Goal:
Write out again, exactly as they appear, the lines from the line with "Write a Python" through the line with "SCALE_BAR_LEVEL = 24". Do not include any pictures.

Stored rows:
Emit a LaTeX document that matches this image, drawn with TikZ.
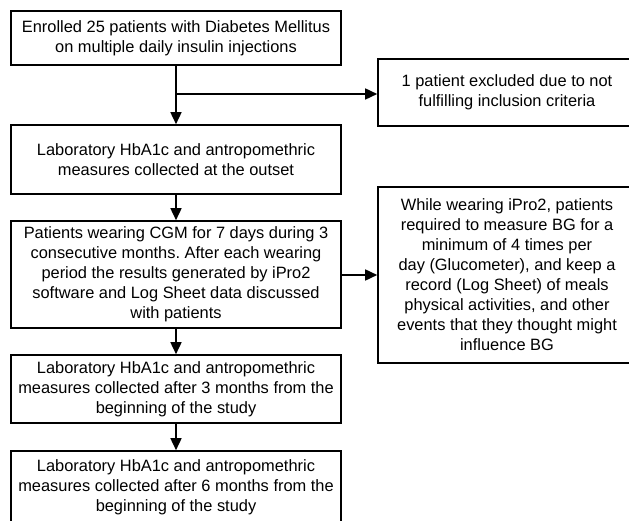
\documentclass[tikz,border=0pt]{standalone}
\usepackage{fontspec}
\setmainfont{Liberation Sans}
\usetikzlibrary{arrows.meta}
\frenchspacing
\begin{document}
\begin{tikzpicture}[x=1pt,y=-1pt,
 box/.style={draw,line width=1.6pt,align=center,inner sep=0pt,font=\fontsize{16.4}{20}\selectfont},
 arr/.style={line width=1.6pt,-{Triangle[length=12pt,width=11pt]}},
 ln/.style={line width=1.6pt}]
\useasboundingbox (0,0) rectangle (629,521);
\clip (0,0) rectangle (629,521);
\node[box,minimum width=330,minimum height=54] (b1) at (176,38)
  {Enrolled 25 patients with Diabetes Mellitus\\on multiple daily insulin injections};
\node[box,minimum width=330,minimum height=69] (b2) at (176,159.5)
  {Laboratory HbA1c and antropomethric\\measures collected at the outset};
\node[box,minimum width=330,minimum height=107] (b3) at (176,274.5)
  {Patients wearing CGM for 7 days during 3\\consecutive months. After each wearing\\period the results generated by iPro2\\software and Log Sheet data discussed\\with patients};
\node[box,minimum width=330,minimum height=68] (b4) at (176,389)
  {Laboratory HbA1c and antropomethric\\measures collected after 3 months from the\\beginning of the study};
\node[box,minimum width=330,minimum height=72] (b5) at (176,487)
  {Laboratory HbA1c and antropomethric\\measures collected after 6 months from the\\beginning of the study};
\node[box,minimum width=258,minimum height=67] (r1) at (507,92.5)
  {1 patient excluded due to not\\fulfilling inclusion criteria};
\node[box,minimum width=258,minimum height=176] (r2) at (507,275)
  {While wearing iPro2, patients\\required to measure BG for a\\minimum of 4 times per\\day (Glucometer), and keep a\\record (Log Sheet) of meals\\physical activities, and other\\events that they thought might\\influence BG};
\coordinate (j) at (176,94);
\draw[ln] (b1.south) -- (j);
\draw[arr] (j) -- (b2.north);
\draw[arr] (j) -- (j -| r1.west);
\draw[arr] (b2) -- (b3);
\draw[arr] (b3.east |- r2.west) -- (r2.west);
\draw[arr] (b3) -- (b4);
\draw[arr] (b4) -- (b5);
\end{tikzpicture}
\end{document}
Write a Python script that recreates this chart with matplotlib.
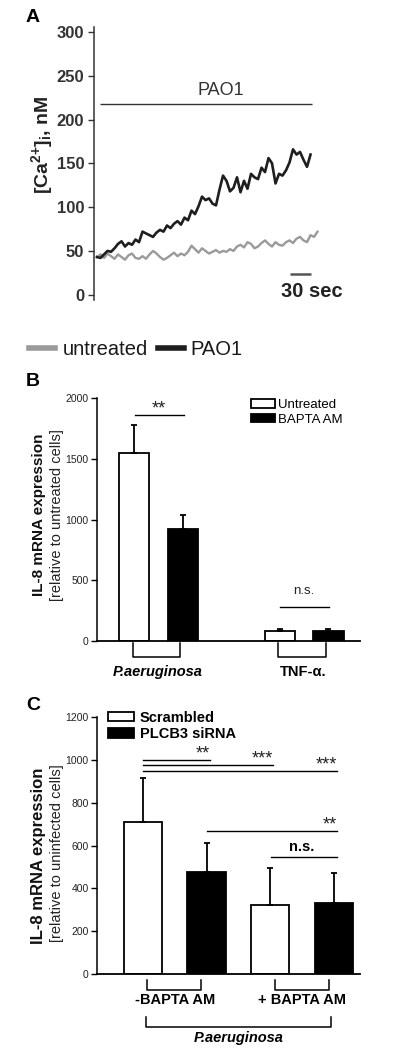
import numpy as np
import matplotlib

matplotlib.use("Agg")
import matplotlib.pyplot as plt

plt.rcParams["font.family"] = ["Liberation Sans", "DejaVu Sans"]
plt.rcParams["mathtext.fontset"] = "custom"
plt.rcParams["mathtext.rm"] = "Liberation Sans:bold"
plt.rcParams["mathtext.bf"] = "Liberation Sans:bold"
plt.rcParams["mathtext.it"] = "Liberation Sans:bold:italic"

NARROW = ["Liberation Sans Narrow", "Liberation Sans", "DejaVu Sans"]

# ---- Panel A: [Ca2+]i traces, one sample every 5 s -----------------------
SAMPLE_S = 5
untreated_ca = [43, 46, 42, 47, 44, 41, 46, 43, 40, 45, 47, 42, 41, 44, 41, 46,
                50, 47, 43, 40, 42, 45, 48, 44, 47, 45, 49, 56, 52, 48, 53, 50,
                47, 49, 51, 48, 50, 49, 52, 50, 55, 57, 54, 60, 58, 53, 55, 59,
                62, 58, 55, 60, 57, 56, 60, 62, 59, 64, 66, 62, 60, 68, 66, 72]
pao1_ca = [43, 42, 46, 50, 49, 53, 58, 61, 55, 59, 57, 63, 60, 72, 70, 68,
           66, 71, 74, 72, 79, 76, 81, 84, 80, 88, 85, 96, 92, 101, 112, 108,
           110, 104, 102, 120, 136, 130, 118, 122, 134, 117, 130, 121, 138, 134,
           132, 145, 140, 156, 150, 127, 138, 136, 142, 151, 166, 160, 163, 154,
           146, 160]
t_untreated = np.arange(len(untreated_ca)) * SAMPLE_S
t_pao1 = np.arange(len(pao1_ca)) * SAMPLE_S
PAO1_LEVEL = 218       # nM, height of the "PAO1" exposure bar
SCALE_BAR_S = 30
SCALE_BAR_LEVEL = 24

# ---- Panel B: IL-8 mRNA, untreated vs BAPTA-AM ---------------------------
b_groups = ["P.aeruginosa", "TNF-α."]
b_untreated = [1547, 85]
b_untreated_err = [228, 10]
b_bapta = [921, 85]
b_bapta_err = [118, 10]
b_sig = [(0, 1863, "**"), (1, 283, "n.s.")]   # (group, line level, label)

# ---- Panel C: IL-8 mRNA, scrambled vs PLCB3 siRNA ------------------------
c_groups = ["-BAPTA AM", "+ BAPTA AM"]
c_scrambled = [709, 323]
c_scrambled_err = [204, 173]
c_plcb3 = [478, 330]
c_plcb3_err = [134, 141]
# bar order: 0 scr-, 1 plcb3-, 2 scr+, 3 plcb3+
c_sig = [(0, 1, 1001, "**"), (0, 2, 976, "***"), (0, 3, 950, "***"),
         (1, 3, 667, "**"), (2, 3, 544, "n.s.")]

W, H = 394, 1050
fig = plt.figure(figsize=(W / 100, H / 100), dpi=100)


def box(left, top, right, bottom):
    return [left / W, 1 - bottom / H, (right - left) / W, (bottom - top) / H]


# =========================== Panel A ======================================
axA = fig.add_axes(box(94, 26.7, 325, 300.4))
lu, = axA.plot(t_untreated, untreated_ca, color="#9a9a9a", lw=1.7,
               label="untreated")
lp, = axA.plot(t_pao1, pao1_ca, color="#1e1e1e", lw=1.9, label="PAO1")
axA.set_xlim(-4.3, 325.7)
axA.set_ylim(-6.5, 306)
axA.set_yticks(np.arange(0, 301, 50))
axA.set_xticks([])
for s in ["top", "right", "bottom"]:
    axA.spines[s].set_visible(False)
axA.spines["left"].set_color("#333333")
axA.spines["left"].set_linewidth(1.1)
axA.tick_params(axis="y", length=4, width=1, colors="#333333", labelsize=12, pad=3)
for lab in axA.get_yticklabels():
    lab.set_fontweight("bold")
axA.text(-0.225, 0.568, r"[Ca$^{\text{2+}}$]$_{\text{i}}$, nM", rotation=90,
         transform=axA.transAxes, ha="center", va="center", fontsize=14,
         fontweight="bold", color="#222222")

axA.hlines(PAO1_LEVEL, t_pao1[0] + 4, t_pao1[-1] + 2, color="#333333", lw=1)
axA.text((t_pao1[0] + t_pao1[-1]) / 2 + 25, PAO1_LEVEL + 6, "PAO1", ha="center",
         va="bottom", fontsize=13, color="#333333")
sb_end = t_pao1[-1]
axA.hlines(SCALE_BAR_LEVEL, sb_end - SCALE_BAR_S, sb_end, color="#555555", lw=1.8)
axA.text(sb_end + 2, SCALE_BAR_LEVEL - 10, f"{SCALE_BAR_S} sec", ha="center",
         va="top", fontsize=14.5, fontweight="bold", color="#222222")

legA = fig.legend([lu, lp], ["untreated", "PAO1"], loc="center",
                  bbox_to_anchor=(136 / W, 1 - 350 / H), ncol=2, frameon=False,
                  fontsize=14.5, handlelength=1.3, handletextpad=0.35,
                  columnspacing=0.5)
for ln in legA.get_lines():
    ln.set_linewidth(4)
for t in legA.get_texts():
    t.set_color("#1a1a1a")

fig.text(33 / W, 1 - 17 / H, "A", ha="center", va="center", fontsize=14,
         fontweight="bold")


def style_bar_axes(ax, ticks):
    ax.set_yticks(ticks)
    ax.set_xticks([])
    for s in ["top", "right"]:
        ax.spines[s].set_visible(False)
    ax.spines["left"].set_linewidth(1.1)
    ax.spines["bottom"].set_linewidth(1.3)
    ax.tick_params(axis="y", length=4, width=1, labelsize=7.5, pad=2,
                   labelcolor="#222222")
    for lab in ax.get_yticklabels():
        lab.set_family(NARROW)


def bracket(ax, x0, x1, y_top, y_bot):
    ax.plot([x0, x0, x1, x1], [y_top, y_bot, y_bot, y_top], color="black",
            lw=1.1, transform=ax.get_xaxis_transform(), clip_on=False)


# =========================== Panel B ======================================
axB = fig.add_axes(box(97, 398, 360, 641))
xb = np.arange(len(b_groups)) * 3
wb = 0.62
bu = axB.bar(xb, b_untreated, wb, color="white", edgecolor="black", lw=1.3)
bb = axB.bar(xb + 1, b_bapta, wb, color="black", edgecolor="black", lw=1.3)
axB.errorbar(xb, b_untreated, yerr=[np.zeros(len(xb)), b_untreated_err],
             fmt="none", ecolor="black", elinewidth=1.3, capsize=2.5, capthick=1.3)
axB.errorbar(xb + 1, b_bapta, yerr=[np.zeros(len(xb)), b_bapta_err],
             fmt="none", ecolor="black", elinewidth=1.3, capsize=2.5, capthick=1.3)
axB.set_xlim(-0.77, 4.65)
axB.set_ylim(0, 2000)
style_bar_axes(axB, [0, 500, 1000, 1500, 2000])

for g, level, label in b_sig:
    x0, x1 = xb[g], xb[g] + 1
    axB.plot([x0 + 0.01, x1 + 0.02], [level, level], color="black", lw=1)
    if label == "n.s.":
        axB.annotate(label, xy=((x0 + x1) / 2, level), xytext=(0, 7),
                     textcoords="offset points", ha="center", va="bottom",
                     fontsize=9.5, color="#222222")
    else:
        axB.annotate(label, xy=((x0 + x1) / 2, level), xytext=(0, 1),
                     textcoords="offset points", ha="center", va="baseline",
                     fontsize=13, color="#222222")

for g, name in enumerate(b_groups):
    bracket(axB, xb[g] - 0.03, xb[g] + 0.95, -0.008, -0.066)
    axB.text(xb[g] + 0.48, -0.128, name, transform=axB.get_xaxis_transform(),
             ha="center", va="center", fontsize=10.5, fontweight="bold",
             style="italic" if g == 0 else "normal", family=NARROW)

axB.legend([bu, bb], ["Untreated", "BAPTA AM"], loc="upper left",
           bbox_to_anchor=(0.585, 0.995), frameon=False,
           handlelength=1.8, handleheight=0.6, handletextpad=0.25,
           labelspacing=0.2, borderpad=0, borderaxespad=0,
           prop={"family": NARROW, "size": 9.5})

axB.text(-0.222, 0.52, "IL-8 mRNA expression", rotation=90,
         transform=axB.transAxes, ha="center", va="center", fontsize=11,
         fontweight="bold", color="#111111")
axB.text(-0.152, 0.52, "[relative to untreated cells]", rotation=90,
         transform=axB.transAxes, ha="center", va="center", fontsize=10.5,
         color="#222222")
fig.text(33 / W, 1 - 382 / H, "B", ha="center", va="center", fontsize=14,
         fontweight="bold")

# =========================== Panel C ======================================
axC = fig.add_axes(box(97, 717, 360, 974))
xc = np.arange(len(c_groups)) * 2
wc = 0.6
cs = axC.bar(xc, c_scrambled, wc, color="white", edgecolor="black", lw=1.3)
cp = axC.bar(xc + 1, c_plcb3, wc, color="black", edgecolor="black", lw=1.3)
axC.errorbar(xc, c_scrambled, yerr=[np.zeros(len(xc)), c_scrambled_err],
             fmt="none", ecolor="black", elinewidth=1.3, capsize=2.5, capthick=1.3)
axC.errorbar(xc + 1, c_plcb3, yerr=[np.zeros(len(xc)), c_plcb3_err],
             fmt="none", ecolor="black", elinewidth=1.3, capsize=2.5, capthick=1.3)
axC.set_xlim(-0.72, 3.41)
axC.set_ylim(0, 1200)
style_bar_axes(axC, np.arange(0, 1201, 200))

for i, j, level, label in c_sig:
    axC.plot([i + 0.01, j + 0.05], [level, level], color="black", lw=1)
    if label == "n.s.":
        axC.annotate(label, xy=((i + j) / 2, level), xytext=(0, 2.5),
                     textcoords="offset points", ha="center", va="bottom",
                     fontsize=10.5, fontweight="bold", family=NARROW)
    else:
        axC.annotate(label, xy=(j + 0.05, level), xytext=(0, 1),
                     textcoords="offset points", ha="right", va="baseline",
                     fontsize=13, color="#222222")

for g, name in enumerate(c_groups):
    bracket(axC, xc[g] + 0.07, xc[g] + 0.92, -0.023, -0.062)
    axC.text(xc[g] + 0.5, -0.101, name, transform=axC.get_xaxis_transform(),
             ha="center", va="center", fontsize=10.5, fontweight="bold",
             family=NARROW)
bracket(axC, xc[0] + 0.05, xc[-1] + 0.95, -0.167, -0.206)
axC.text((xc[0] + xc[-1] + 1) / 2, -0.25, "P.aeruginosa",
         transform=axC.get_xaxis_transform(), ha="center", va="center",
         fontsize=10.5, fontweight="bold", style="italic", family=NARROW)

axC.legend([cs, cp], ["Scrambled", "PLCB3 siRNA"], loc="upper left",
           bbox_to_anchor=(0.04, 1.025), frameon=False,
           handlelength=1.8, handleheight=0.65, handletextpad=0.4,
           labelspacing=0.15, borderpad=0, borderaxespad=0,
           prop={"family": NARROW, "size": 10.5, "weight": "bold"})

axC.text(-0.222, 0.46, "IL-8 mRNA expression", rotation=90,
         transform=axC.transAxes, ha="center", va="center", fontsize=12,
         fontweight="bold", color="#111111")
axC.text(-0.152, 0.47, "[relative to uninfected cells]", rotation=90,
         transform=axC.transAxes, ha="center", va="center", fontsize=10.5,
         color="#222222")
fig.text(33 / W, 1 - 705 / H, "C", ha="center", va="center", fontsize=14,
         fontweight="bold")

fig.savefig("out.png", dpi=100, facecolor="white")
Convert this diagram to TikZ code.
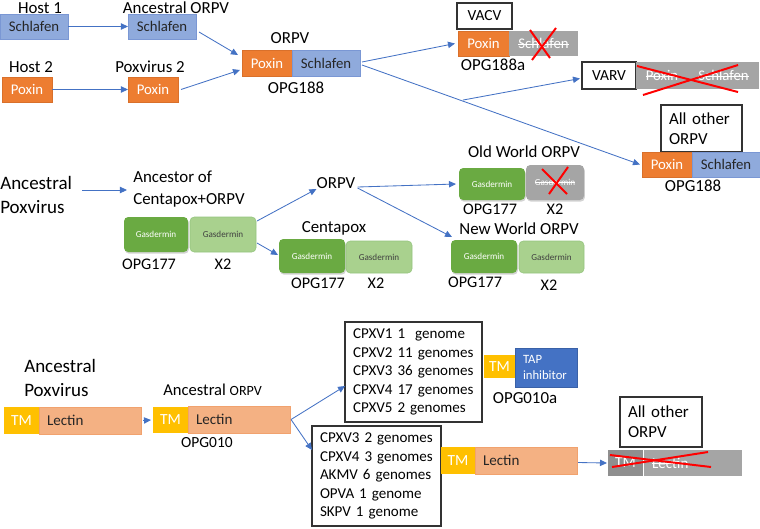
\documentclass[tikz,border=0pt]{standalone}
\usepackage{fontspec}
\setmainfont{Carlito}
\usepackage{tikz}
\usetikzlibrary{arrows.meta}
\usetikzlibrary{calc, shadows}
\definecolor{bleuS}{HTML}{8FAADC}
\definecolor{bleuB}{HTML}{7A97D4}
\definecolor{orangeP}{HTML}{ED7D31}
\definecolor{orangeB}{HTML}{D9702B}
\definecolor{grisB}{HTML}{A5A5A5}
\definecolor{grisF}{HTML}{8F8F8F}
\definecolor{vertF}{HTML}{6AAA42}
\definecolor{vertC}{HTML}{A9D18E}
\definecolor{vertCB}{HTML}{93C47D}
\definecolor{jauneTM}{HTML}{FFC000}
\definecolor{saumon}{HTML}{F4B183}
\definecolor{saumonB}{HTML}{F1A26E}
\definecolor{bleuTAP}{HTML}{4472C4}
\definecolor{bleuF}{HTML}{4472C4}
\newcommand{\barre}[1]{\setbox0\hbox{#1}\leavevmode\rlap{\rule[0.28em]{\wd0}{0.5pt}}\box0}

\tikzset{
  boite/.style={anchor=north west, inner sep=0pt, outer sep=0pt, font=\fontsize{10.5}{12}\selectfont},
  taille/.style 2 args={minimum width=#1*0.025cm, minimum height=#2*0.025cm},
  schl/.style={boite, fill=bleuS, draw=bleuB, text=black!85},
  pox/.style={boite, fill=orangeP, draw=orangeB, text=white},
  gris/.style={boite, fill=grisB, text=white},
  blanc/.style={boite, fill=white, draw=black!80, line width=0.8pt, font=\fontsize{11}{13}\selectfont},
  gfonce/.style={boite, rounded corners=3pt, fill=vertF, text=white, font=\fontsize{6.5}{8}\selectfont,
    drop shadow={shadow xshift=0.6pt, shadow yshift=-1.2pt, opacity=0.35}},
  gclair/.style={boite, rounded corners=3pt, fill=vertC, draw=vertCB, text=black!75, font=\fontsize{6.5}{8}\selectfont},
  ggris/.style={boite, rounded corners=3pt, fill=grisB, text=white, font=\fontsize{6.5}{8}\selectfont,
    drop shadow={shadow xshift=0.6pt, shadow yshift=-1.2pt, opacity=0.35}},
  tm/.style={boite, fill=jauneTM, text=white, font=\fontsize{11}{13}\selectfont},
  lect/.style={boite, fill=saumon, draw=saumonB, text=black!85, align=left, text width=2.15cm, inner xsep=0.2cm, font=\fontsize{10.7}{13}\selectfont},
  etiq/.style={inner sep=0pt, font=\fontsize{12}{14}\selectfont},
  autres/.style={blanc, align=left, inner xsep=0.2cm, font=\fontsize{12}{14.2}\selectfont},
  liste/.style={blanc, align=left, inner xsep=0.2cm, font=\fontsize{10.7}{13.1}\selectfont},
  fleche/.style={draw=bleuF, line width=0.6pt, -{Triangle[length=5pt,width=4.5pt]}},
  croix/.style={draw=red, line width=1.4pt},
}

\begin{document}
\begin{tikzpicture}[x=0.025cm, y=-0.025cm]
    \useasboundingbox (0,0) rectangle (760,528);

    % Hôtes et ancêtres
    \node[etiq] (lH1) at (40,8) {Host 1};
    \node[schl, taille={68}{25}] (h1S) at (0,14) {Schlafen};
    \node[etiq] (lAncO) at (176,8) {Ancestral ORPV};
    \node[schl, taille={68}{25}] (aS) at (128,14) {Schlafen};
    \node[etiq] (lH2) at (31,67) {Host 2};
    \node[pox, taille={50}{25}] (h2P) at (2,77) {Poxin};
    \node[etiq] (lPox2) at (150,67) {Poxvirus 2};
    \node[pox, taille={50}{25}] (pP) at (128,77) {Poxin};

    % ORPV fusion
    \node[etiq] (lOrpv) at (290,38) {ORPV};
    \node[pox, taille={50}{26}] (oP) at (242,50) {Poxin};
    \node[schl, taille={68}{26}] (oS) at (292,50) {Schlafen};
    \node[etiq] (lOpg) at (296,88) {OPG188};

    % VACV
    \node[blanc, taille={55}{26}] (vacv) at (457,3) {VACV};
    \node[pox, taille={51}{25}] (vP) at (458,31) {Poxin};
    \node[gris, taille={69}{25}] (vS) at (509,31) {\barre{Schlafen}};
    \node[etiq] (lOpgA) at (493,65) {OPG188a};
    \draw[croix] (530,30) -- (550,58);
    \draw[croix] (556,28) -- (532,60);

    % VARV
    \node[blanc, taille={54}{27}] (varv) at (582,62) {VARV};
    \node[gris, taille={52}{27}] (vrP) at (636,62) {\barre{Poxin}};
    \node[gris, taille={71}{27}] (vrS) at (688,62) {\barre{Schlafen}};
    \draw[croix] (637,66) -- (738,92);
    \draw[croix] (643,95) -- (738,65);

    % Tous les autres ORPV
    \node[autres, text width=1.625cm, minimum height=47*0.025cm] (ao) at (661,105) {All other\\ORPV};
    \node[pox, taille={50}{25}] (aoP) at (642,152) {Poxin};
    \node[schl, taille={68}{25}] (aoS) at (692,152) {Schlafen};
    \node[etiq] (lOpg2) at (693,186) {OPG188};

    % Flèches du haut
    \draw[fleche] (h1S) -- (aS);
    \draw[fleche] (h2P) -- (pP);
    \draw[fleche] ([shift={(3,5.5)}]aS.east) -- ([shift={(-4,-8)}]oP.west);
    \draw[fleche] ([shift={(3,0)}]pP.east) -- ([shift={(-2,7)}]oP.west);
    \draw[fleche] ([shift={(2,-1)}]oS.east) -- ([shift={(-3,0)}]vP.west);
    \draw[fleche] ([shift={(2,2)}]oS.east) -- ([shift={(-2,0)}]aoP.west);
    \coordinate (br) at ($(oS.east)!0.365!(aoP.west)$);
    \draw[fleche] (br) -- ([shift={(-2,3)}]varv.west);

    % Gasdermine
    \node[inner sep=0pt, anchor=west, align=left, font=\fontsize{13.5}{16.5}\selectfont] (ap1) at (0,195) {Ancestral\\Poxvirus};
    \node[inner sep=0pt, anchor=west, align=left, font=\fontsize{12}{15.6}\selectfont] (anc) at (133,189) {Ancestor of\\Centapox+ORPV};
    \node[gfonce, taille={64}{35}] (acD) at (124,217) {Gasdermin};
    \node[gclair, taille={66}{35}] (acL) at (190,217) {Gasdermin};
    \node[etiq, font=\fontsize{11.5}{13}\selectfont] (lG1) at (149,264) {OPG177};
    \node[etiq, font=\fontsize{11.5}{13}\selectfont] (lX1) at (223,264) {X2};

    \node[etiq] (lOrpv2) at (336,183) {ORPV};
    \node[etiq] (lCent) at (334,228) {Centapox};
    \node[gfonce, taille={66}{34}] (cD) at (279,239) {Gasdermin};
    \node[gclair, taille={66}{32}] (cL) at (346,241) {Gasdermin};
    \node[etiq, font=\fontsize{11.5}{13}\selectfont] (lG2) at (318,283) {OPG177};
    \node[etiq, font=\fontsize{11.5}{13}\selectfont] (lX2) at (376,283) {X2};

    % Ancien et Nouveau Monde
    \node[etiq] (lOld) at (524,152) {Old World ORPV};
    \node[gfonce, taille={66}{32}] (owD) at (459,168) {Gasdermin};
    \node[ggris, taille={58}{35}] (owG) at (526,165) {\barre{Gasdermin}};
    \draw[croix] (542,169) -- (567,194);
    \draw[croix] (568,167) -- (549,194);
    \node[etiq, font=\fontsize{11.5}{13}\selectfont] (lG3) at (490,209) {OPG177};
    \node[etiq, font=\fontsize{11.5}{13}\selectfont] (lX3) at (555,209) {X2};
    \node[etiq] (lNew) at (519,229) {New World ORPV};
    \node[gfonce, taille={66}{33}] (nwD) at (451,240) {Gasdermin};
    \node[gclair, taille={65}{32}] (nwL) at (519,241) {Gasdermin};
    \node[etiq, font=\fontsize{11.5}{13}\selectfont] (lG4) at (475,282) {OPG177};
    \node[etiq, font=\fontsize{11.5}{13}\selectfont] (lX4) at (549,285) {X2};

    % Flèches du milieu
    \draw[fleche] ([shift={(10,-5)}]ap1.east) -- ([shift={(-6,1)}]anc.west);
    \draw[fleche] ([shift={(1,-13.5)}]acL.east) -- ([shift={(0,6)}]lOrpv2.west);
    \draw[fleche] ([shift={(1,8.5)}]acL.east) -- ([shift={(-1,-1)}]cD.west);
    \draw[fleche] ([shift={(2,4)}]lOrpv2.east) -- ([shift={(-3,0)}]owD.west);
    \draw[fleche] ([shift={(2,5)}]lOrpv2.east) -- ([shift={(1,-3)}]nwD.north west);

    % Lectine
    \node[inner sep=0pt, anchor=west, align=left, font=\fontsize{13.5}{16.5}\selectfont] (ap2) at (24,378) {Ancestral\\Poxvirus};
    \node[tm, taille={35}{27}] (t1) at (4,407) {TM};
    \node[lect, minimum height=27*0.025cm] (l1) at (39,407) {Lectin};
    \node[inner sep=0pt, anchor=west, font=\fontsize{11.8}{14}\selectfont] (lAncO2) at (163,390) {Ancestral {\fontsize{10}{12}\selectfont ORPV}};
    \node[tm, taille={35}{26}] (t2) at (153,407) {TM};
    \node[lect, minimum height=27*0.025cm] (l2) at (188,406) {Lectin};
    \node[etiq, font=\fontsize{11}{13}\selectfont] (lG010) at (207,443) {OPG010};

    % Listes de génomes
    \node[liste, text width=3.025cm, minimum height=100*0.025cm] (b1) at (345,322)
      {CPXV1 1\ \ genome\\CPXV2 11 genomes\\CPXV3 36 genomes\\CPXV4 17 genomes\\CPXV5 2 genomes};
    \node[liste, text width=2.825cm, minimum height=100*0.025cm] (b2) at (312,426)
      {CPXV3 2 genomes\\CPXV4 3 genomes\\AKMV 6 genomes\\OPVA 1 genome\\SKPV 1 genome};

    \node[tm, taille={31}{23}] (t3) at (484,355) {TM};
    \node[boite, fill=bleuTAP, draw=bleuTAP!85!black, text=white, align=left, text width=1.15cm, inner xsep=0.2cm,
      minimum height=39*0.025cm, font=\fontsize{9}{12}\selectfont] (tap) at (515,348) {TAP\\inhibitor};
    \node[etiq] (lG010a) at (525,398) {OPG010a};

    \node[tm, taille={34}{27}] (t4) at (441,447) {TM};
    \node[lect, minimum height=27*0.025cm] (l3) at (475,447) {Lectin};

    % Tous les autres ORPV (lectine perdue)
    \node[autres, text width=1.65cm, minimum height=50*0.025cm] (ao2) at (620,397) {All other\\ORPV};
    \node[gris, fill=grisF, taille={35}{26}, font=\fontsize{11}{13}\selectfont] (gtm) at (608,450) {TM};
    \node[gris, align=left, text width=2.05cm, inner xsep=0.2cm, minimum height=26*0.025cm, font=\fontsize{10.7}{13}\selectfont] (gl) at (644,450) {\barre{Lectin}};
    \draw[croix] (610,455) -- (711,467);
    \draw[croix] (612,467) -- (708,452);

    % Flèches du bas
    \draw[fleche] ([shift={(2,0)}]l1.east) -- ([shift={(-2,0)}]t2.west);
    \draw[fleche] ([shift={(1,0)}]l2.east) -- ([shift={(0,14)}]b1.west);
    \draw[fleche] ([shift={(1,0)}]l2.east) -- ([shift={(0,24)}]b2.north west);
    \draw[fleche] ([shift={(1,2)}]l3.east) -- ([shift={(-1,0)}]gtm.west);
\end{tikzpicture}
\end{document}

In response:
Write a Python script that recreates this chart with matplotlib.
import numpy as np
import matplotlib

matplotlib.use("Agg")
import matplotlib.pyplot as plt

plt.rcParams["font.family"] = ["Liberation Sans", "DejaVu Sans"]
plt.rcParams["mathtext.fontset"] = "custom"
plt.rcParams["mathtext.rm"] = "Liberation Sans:bold"
plt.rcParams["mathtext.bf"] = "Liberation Sans:bold"
plt.rcParams["mathtext.it"] = "Liberation Sans:bold:italic"

NARROW = ["Liberation Sans Narrow", "Liberation Sans", "DejaVu Sans"]

# ---- Panel A: [Ca2+]i traces, one sample every 5 s -----------------------
SAMPLE_S = 5
untreated_ca = [43, 46, 42, 47, 44, 41, 46, 43, 40, 45, 47, 42, 41, 44, 41, 46,
                50, 47, 43, 40, 42, 45, 48, 44, 47, 45, 49, 56, 52, 48, 53, 50,
                47, 49, 51, 48, 50, 49, 52, 50, 55, 57, 54, 60, 58, 53, 55, 59,
                62, 58, 55, 60, 57, 56, 60, 62, 59, 64, 66, 62, 60, 68, 66, 72]
pao1_ca = [43, 42, 46, 50, 49, 53, 58, 61, 55, 59, 57, 63, 60, 72, 70, 68,
           66, 71, 74, 72, 79, 76, 81, 84, 80, 88, 85, 96, 92, 101, 112, 108,
           110, 104, 102, 120, 136, 130, 118, 122, 134, 117, 130, 121, 138, 134,
           132, 145, 140, 156, 150, 127, 138, 136, 142, 151, 166, 160, 163, 154,
           146, 160]
t_untreated = np.arange(len(untreated_ca)) * SAMPLE_S
t_pao1 = np.arange(len(pao1_ca)) * SAMPLE_S
PAO1_LEVEL = 218       # nM, height of the "PAO1" exposure bar
SCALE_BAR_S = 30
SCALE_BAR_LEVEL = 24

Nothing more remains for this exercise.